À la recherche d’un équilibre online/offline

Plutôt que de chercher à échapper à la technologie ou de raisonner de manière manichéenne (le digital, c’est mal ; la vie sans écran, c’est bien), ne vaut-il pas mieux apprendre à vivre avec elle de manière plus symbiotique ? «Il va devenir très important pour tout le monde de rechercher un équilibre online/offline », souligne Xavier Marie.
On s’interroge aussi sur la constitution de garde-fous. La problématique du déconfinement fait resurgir les angoisses. Une application pour géolocaliser les malades, suivre à la trace nos déplacements, enregistrer le résultat de nos tests… Oui, mais à quel prix ? Quid de nos libertés individuelles ? «Le tracking est déjà omniprésent depuis des années dans nos sociétés. Son utilisation par des régimes non démocratiques au nom de la sécurité sanitaire ouvre la voie à l’extension du contrôle personnel dans nos sociétés», précise le chercheur.

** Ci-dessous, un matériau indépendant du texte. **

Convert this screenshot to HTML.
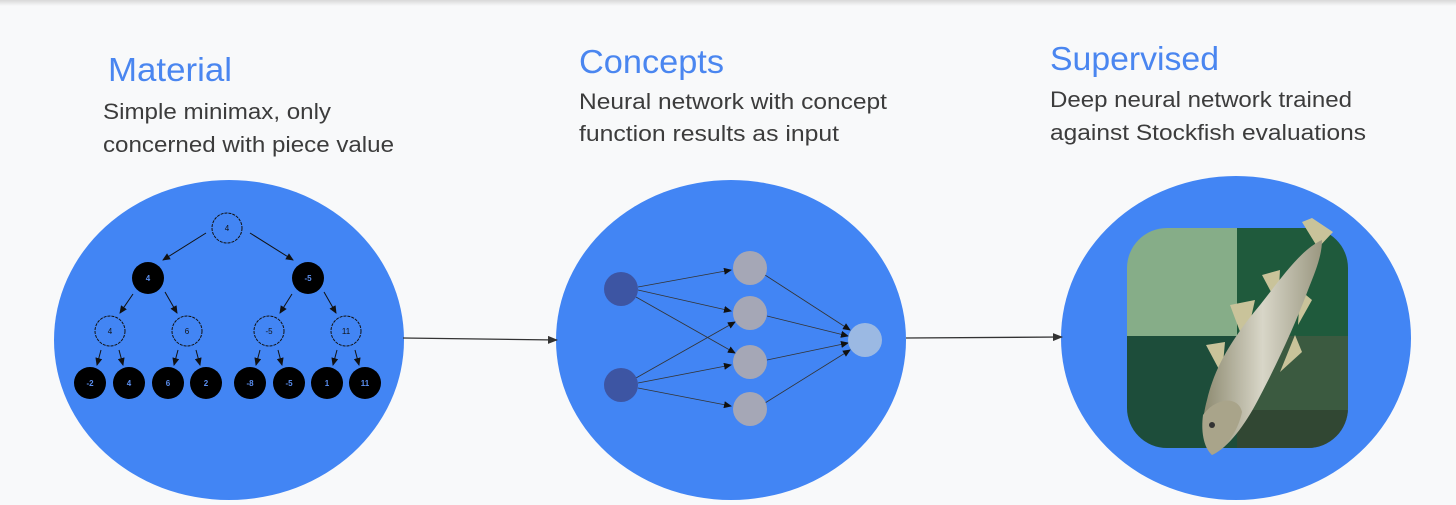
<!DOCTYPE html>
<html><head><meta charset="utf-8"><style>
html,body{margin:0;padding:0;background:#f8f9fa;}
svg{display:block}
text{font-family:"Liberation Sans",sans-serif}
</style></head><body>
<svg width="1456" height="505" viewBox="0 0 1456 505" xmlns="http://www.w3.org/2000/svg">
<defs>
<linearGradient id="top" x1="0" y1="0" x2="0" y2="1"><stop offset="0" stop-color="#d8d8d8"/><stop offset="1" stop-color="#f8f9fa"/></linearGradient>
<marker id="ar" markerWidth="10" markerHeight="8" refX="9" refY="4" orient="auto" markerUnits="userSpaceOnUse"><path d="M0,0 L10,4 L0,8 z" fill="#333"/></marker>
<marker id="as" markerWidth="8" markerHeight="7" refX="7" refY="3.5" orient="auto" markerUnits="userSpaceOnUse"><path d="M0,0 L8,3.5 L0,7 z" fill="#111"/></marker>
<linearGradient id="fish" x1="0" y1="0" x2="1" y2="0"><stop offset="0" stop-color="#8d8a70"/><stop offset=".5" stop-color="#d8d6c8"/><stop offset="1" stop-color="#9a9780"/></linearGradient>
<clipPath id="rr"><rect x="1127" y="228" width="221" height="220" rx="40"/></clipPath>
</defs>
<rect x="0" y="0" width="1456" height="6" fill="url(#top)"/>

<text x="108" y="81" font-size="33" fill="#4a86f0" textLength="124" lengthAdjust="spacingAndGlyphs">Material</text>
<text x="103" y="119" font-size="22" fill="#3c3c3c" textLength="228" lengthAdjust="spacingAndGlyphs">Simple minimax, only</text>
<text x="103" y="152" font-size="22" fill="#3c3c3c" textLength="291" lengthAdjust="spacingAndGlyphs">concerned with piece value</text>

<text x="579" y="73" font-size="33" fill="#4a86f0" textLength="145" lengthAdjust="spacingAndGlyphs">Concepts</text>
<text x="579" y="109" font-size="22" fill="#3c3c3c" textLength="308" lengthAdjust="spacingAndGlyphs">Neural network with concept</text>
<text x="579" y="141" font-size="22" fill="#3c3c3c" textLength="260" lengthAdjust="spacingAndGlyphs">function results as input</text>

<text x="1050" y="70" font-size="33" fill="#4a86f0" textLength="169" lengthAdjust="spacingAndGlyphs">Supervised</text>
<text x="1050" y="107" font-size="22" fill="#3c3c3c" textLength="302" lengthAdjust="spacingAndGlyphs">Deep neural network trained</text>
<text x="1050" y="140" font-size="22" fill="#3c3c3c" textLength="316" lengthAdjust="spacingAndGlyphs">against Stockfish evaluations</text>

<ellipse cx="229" cy="340" rx="175" ry="160" fill="#4285f4"/>
<ellipse cx="731" cy="340" rx="175" ry="160" fill="#4285f4"/>
<ellipse cx="1236" cy="338" rx="175" ry="162" fill="#4285f4"/>

<line x1="403" y1="338" x2="557" y2="340" stroke="#333" stroke-width="1.3" marker-end="url(#ar)"/>
<line x1="906" y1="338" x2="1062" y2="337" stroke="#333" stroke-width="1.3" marker-end="url(#ar)"/>

<!-- tree -->
<g stroke="#111" stroke-width="1" marker-end="url(#as)">
<line x1="206" y1="233" x2="163" y2="260"/><line x1="250" y1="233" x2="293" y2="260"/>
<line x1="133" y1="294" x2="120" y2="313"/><line x1="165" y1="292" x2="177" y2="313"/>
<line x1="292" y1="294" x2="280" y2="313"/><line x1="324" y1="292" x2="336" y2="313"/>
<line x1="101" y1="350" x2="97" y2="365"/><line x1="119" y1="350" x2="123" y2="365"/>
<line x1="178" y1="350" x2="174" y2="365"/><line x1="196" y1="350" x2="200" y2="365"/>
<line x1="260" y1="350" x2="256" y2="365"/><line x1="278" y1="350" x2="282" y2="365"/>
<line x1="337" y1="350" x2="333" y2="365"/><line x1="355" y1="350" x2="359" y2="365"/>
</g>
<g fill="none" stroke="#111" stroke-width="1" stroke-dasharray="3,1">
<circle cx="227" cy="228" r="15"/>
<circle cx="110" cy="331" r="15"/><circle cx="187" cy="331" r="15"/><circle cx="269" cy="331" r="15"/><circle cx="346" cy="331" r="15"/>
</g>
<g fill="#000">
<circle cx="148" cy="278" r="16"/><circle cx="308" cy="278" r="16"/>
<circle cx="90" cy="383" r="16"/><circle cx="129" cy="383" r="16"/><circle cx="168" cy="383" r="16"/><circle cx="206" cy="383" r="16"/>
<circle cx="250" cy="383" r="16"/><circle cx="289" cy="383" r="16"/><circle cx="327" cy="383" r="16"/><circle cx="365" cy="383" r="16"/>
</g>
<g font-size="8" text-anchor="middle" font-weight="bold">
<text x="227" y="231" fill="#111" font-weight="normal">4</text>
<text x="110" y="334" fill="#111" font-weight="normal">4</text><text x="187" y="334" fill="#111" font-weight="normal">6</text><text x="269" y="334" fill="#111" font-weight="normal">-5</text><text x="346" y="334" fill="#111" font-weight="normal">11</text>
<g fill="#5b8ff0">
<text x="148" y="281">4</text><text x="308" y="281">-5</text>
<text x="90" y="386">-2</text><text x="129" y="386">4</text><text x="168" y="386">6</text><text x="206" y="386">2</text>
<text x="250" y="386">-8</text><text x="289" y="386">-5</text><text x="327" y="386">1</text><text x="365" y="386">11</text>
</g></g>

<!-- NN -->
<g stroke="#333" stroke-width=".8" marker-end="url(#as)">
<line x1="638" y1="287" x2="731" y2="270"/><line x1="638" y1="290" x2="731" y2="311"/><line x1="636" y1="297" x2="735" y2="353"/>
<line x1="636" y1="378" x2="735" y2="322"/><line x1="638" y1="383" x2="731" y2="365"/><line x1="638" y1="388" x2="731" y2="406"/>
<line x1="765" y1="275" x2="850" y2="330"/><line x1="767" y1="316" x2="848" y2="336"/><line x1="767" y1="360" x2="848" y2="343"/><line x1="765" y1="403" x2="850" y2="350"/>
</g>
<circle cx="621" cy="289" r="17" fill="#3d55a3"/><circle cx="621" cy="385" r="17" fill="#3d55a3"/>
<g fill="#a5a7b6"><circle cx="750" cy="268" r="17"/><circle cx="750" cy="313" r="17"/><circle cx="750" cy="362" r="17"/><circle cx="750" cy="409" r="17"/></g>
<circle cx="865" cy="340" r="17" fill="#9bb9e3"/>

<!-- stockfish icon -->
<g clip-path="url(#rr)">
<rect x="1127" y="228" width="110" height="108" fill="#86ad88"/>
<rect x="1237" y="228" width="111" height="108" fill="#1f5a3c"/>
<rect x="1127" y="336" width="110" height="112" fill="#1d4d3a"/>
<rect x="1237" y="336" width="111" height="112" fill="#3b5a40"/>
<rect x="1237" y="410" width="111" height="38" fill="#2b3a2c" opacity=".6"/>
</g>
<g fill="#c9c39a">
<path d="M1302,222 L1312,218 L1333,232 L1318,248 Z"/>
<path d="M1262,275 L1280,270 L1278,305 Z"/>
<path d="M1230,305 L1255,300 L1245,345 Z"/>
<path d="M1206,345 L1225,342 L1222,375 Z"/>
<path d="M1300,290 L1312,300 L1298,325 Z"/>
<path d="M1295,335 L1302,352 L1280,372 Z"/>
</g>
<path d="M1322,240 C1300,250 1280,280 1260,305 C1235,335 1215,365 1207,400 C1200,425 1203,445 1212,455 C1228,448 1245,425 1258,400 C1278,362 1295,325 1308,290 C1316,270 1322,255 1322,240 Z" fill="url(#fish)"/>
<path d="M1203,415 C1215,398 1238,395 1242,412 C1238,432 1224,450 1212,455 C1203,447 1201,430 1203,415 Z" fill="#a9a48a"/>
<circle cx="1212" cy="425" r="3" fill="#333"/>
</svg>
</body></html>
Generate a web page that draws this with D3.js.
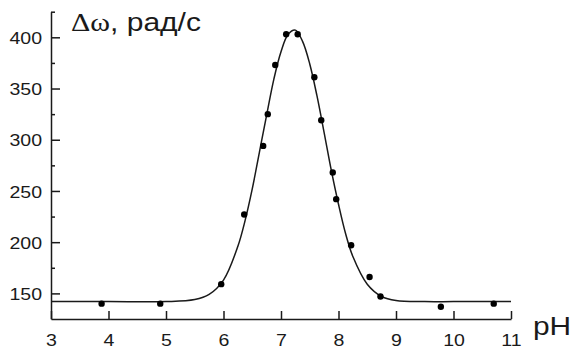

Autre élément d’inquiétude : l’impact environnemental de la technologie, dont on commence seulement à prendre conscience. En juillet 2019, un rapport publié par le think tank The Shift Project Climat – «L’insoutenable usage de la vidéo en ligne» – indique que le numérique est à l’origine de 4 % des émissions mondiales de gaz à effet de serre et que sa consommation énergétique s’accroît de 9 % par an. «Je suis un passionné de technologies, d’algorithmes, et pourtant mon lieu de vie ne comporte quasiment aucun écran. Sans que cela soit dogmatique, mon foyer est le lieu de la lenteur, du silence, des livres, des matériaux, du stylo plume et du papier qui prend l’encre», confie Paul Mouginot, qui veille à «garder de l’analogique dans sa vie». Comme les experts de la Silicon Valley, qui limitent l’accès au numérique de leurs enfants ? Un bon averti en vaut deux.